• TASK GOAL: Reproduce all the entries exactly and keep the pictures out.

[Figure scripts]
---------------

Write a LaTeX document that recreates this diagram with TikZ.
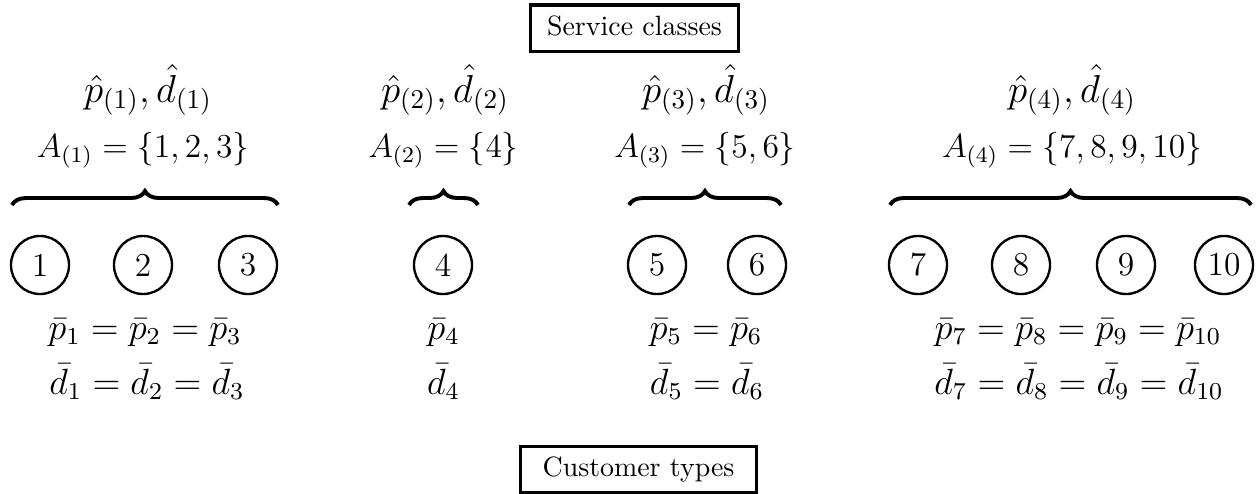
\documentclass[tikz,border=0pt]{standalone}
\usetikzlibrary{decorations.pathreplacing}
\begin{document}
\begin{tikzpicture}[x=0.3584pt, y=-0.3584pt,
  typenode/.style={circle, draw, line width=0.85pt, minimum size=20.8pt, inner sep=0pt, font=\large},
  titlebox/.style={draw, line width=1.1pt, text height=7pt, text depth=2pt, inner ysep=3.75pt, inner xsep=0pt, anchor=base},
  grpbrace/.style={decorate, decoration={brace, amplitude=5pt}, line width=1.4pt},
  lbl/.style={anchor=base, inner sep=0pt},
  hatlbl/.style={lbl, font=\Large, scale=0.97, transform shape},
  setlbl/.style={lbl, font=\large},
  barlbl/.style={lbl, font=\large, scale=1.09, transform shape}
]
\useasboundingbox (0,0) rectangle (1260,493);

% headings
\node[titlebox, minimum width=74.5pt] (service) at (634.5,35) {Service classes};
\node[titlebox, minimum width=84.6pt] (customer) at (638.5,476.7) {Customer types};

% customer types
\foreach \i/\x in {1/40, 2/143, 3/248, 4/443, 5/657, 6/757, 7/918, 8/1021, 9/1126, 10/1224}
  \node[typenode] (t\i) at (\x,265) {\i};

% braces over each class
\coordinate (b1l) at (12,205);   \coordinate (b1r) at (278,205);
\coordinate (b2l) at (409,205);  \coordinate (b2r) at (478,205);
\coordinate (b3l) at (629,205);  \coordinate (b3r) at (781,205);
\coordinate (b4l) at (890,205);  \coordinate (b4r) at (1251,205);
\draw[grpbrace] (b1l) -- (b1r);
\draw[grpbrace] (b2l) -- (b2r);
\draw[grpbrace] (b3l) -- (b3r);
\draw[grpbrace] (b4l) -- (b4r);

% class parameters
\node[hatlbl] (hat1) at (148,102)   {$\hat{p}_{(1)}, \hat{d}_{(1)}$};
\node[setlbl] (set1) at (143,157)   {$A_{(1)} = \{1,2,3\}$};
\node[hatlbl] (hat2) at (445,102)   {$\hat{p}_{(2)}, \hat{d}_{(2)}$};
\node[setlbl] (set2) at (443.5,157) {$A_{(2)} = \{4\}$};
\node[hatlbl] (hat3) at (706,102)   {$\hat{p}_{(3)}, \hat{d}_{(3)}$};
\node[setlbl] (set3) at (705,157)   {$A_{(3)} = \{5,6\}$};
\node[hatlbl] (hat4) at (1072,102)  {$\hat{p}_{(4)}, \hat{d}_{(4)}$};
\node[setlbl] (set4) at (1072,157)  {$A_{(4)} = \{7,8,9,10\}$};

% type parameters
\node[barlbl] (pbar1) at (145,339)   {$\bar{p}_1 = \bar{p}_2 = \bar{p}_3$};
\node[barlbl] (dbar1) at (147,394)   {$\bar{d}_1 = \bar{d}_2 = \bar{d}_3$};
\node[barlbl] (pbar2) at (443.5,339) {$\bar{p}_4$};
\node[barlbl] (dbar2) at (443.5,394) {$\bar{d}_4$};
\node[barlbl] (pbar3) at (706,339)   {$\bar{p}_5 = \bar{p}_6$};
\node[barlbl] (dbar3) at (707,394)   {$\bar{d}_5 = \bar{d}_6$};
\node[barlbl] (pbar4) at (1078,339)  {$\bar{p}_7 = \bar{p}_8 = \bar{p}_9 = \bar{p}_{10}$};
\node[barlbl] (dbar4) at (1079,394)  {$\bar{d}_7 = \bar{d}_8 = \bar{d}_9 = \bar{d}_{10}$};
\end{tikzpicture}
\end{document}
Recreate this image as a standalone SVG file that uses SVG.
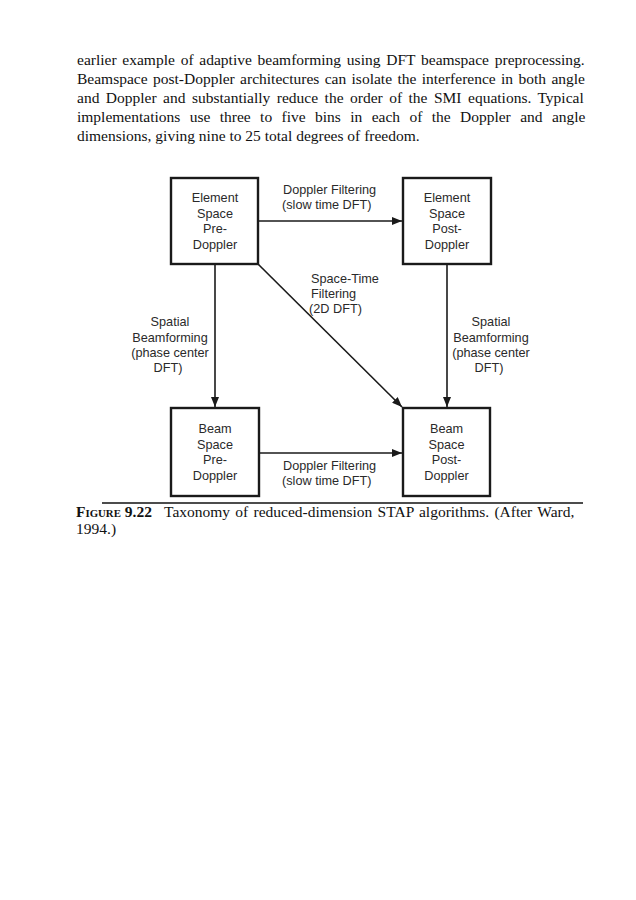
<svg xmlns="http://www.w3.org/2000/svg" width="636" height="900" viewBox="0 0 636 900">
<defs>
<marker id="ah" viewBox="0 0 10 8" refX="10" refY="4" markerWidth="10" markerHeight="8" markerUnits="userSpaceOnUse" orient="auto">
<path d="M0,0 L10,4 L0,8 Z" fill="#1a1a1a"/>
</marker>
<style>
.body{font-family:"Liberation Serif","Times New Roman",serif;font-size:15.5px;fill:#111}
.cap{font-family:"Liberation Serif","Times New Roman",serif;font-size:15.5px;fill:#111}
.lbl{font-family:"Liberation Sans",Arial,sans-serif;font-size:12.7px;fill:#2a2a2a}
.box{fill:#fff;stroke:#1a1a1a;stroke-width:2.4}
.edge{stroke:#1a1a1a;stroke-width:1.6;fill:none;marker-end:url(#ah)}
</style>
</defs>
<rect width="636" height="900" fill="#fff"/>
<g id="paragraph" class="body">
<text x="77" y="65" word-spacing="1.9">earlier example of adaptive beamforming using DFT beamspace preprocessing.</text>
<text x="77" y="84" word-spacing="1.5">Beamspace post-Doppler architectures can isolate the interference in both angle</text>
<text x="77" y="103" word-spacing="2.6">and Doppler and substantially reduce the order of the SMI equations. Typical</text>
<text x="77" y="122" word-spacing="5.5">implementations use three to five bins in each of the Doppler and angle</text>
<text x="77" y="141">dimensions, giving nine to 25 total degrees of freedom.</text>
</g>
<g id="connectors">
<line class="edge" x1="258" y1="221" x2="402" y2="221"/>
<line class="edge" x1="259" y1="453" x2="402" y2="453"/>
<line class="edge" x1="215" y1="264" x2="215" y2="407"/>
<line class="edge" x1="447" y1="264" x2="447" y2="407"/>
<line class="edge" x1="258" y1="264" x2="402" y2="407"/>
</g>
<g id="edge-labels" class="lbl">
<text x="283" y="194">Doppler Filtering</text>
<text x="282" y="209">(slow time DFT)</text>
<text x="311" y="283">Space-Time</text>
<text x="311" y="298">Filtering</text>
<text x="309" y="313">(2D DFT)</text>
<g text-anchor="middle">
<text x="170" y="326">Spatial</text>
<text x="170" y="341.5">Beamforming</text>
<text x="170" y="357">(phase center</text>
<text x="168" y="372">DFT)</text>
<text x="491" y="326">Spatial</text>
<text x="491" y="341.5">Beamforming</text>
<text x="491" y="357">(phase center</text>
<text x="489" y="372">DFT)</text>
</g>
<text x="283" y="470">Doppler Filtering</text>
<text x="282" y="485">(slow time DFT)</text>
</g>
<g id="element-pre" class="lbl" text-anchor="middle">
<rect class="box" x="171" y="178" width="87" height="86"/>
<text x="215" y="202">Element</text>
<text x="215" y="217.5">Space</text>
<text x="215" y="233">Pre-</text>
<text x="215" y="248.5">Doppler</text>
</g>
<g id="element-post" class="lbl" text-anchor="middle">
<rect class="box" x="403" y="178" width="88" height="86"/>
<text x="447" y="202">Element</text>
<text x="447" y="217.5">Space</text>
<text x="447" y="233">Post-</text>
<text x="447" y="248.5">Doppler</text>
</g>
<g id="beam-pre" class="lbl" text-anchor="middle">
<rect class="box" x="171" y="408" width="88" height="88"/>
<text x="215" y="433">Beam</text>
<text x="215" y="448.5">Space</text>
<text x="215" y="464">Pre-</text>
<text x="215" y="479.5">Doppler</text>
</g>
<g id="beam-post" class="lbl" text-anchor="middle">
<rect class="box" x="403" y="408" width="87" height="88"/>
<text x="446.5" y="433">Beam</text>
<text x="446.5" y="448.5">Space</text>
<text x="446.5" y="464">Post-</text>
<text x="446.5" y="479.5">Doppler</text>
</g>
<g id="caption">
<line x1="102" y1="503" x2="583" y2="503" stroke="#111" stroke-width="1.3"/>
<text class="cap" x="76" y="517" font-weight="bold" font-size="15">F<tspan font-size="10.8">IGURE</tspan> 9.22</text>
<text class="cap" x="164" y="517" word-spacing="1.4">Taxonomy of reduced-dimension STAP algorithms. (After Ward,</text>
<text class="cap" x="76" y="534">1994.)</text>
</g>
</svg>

---------------

• EXPECTED ANSWER:
Write a LaTeX document that recreates this diagram with TikZ.
\documentclass[tikz,border=0pt]{standalone}
\usetikzlibrary{decorations.pathreplacing}
\begin{document}
\begin{tikzpicture}[x=0.3584pt, y=-0.3584pt,
  typenode/.style={circle, draw, line width=0.85pt, minimum size=20.8pt, inner sep=0pt, font=\large},
  titlebox/.style={draw, line width=1.1pt, text height=7pt, text depth=2pt, inner ysep=3.75pt, inner xsep=0pt, anchor=base},
  grpbrace/.style={decorate, decoration={brace, amplitude=5pt}, line width=1.4pt},
  lbl/.style={anchor=base, inner sep=0pt},
  hatlbl/.style={lbl, font=\Large, scale=0.97, transform shape},
  setlbl/.style={lbl, font=\large},
  barlbl/.style={lbl, font=\large, scale=1.09, transform shape}
]
\useasboundingbox (0,0) rectangle (1260,493);

% headings
\node[titlebox, minimum width=74.5pt] (service) at (634.5,35) {Service classes};
\node[titlebox, minimum width=84.6pt] (customer) at (638.5,476.7) {Customer types};

% customer types
\foreach \i/\x in {1/40, 2/143, 3/248, 4/443, 5/657, 6/757, 7/918, 8/1021, 9/1126, 10/1224}
  \node[typenode] (t\i) at (\x,265) {\i};

% braces over each class
\coordinate (b1l) at (12,205);   \coordinate (b1r) at (278,205);
\coordinate (b2l) at (409,205);  \coordinate (b2r) at (478,205);
\coordinate (b3l) at (629,205);  \coordinate (b3r) at (781,205);
\coordinate (b4l) at (890,205);  \coordinate (b4r) at (1251,205);
\draw[grpbrace] (b1l) -- (b1r);
\draw[grpbrace] (b2l) -- (b2r);
\draw[grpbrace] (b3l) -- (b3r);
\draw[grpbrace] (b4l) -- (b4r);

% class parameters
\node[hatlbl] (hat1) at (148,102)   {$\hat{p}_{(1)}, \hat{d}_{(1)}$};
\node[setlbl] (set1) at (143,157)   {$A_{(1)} = \{1,2,3\}$};
\node[hatlbl] (hat2) at (445,102)   {$\hat{p}_{(2)}, \hat{d}_{(2)}$};
\node[setlbl] (set2) at (443.5,157) {$A_{(2)} = \{4\}$};
\node[hatlbl] (hat3) at (706,102)   {$\hat{p}_{(3)}, \hat{d}_{(3)}$};
\node[setlbl] (set3) at (705,157)   {$A_{(3)} = \{5,6\}$};
\node[hatlbl] (hat4) at (1072,102)  {$\hat{p}_{(4)}, \hat{d}_{(4)}$};
\node[setlbl] (set4) at (1072,157)  {$A_{(4)} = \{7,8,9,10\}$};

% type parameters
\node[barlbl] (pbar1) at (145,339)   {$\bar{p}_1 = \bar{p}_2 = \bar{p}_3$};
\node[barlbl] (dbar1) at (147,394)   {$\bar{d}_1 = \bar{d}_2 = \bar{d}_3$};
\node[barlbl] (pbar2) at (443.5,339) {$\bar{p}_4$};
\node[barlbl] (dbar2) at (443.5,394) {$\bar{d}_4$};
\node[barlbl] (pbar3) at (706,339)   {$\bar{p}_5 = \bar{p}_6$};
\node[barlbl] (dbar3) at (707,394)   {$\bar{d}_5 = \bar{d}_6$};
\node[barlbl] (pbar4) at (1078,339)  {$\bar{p}_7 = \bar{p}_8 = \bar{p}_9 = \bar{p}_{10}$};
\node[barlbl] (dbar4) at (1079,394)  {$\bar{d}_7 = \bar{d}_8 = \bar{d}_9 = \bar{d}_{10}$};
\end{tikzpicture}
\end{document}
Recreate this image as a standalone SVG file that uses SVG.
<svg xmlns="http://www.w3.org/2000/svg" width="636" height="900" viewBox="0 0 636 900">
<defs>
<marker id="ah" viewBox="0 0 10 8" refX="10" refY="4" markerWidth="10" markerHeight="8" markerUnits="userSpaceOnUse" orient="auto">
<path d="M0,0 L10,4 L0,8 Z" fill="#1a1a1a"/>
</marker>
<style>
.body{font-family:"Liberation Serif","Times New Roman",serif;font-size:15.5px;fill:#111}
.cap{font-family:"Liberation Serif","Times New Roman",serif;font-size:15.5px;fill:#111}
.lbl{font-family:"Liberation Sans",Arial,sans-serif;font-size:12.7px;fill:#2a2a2a}
.box{fill:#fff;stroke:#1a1a1a;stroke-width:2.4}
.edge{stroke:#1a1a1a;stroke-width:1.6;fill:none;marker-end:url(#ah)}
</style>
</defs>
<rect width="636" height="900" fill="#fff"/>
<g id="paragraph" class="body">
<text x="77" y="65" word-spacing="1.9">earlier example of adaptive beamforming using DFT beamspace preprocessing.</text>
<text x="77" y="84" word-spacing="1.5">Beamspace post-Doppler architectures can isolate the interference in both angle</text>
<text x="77" y="103" word-spacing="2.6">and Doppler and substantially reduce the order of the SMI equations. Typical</text>
<text x="77" y="122" word-spacing="5.5">implementations use three to five bins in each of the Doppler and angle</text>
<text x="77" y="141">dimensions, giving nine to 25 total degrees of freedom.</text>
</g>
<g id="connectors">
<line class="edge" x1="258" y1="221" x2="402" y2="221"/>
<line class="edge" x1="259" y1="453" x2="402" y2="453"/>
<line class="edge" x1="215" y1="264" x2="215" y2="407"/>
<line class="edge" x1="447" y1="264" x2="447" y2="407"/>
<line class="edge" x1="258" y1="264" x2="402" y2="407"/>
</g>
<g id="edge-labels" class="lbl">
<text x="283" y="194">Doppler Filtering</text>
<text x="282" y="209">(slow time DFT)</text>
<text x="311" y="283">Space-Time</text>
<text x="311" y="298">Filtering</text>
<text x="309" y="313">(2D DFT)</text>
<g text-anchor="middle">
<text x="170" y="326">Spatial</text>
<text x="170" y="341.5">Beamforming</text>
<text x="170" y="357">(phase center</text>
<text x="168" y="372">DFT)</text>
<text x="491" y="326">Spatial</text>
<text x="491" y="341.5">Beamforming</text>
<text x="491" y="357">(phase center</text>
<text x="489" y="372">DFT)</text>
</g>
<text x="283" y="470">Doppler Filtering</text>
<text x="282" y="485">(slow time DFT)</text>
</g>
<g id="element-pre" class="lbl" text-anchor="middle">
<rect class="box" x="171" y="178" width="87" height="86"/>
<text x="215" y="202">Element</text>
<text x="215" y="217.5">Space</text>
<text x="215" y="233">Pre-</text>
<text x="215" y="248.5">Doppler</text>
</g>
<g id="element-post" class="lbl" text-anchor="middle">
<rect class="box" x="403" y="178" width="88" height="86"/>
<text x="447" y="202">Element</text>
<text x="447" y="217.5">Space</text>
<text x="447" y="233">Post-</text>
<text x="447" y="248.5">Doppler</text>
</g>
<g id="beam-pre" class="lbl" text-anchor="middle">
<rect class="box" x="171" y="408" width="88" height="88"/>
<text x="215" y="433">Beam</text>
<text x="215" y="448.5">Space</text>
<text x="215" y="464">Pre-</text>
<text x="215" y="479.5">Doppler</text>
</g>
<g id="beam-post" class="lbl" text-anchor="middle">
<rect class="box" x="403" y="408" width="87" height="88"/>
<text x="446.5" y="433">Beam</text>
<text x="446.5" y="448.5">Space</text>
<text x="446.5" y="464">Post-</text>
<text x="446.5" y="479.5">Doppler</text>
</g>
<g id="caption">
<line x1="102" y1="503" x2="583" y2="503" stroke="#111" stroke-width="1.3"/>
<text class="cap" x="76" y="517" font-weight="bold" font-size="15">F<tspan font-size="10.8">IGURE</tspan> 9.22</text>
<text class="cap" x="164" y="517" word-spacing="1.4">Taxonomy of reduced-dimension STAP algorithms. (After Ward,</text>
<text class="cap" x="76" y="534">1994.)</text>
</g>
</svg>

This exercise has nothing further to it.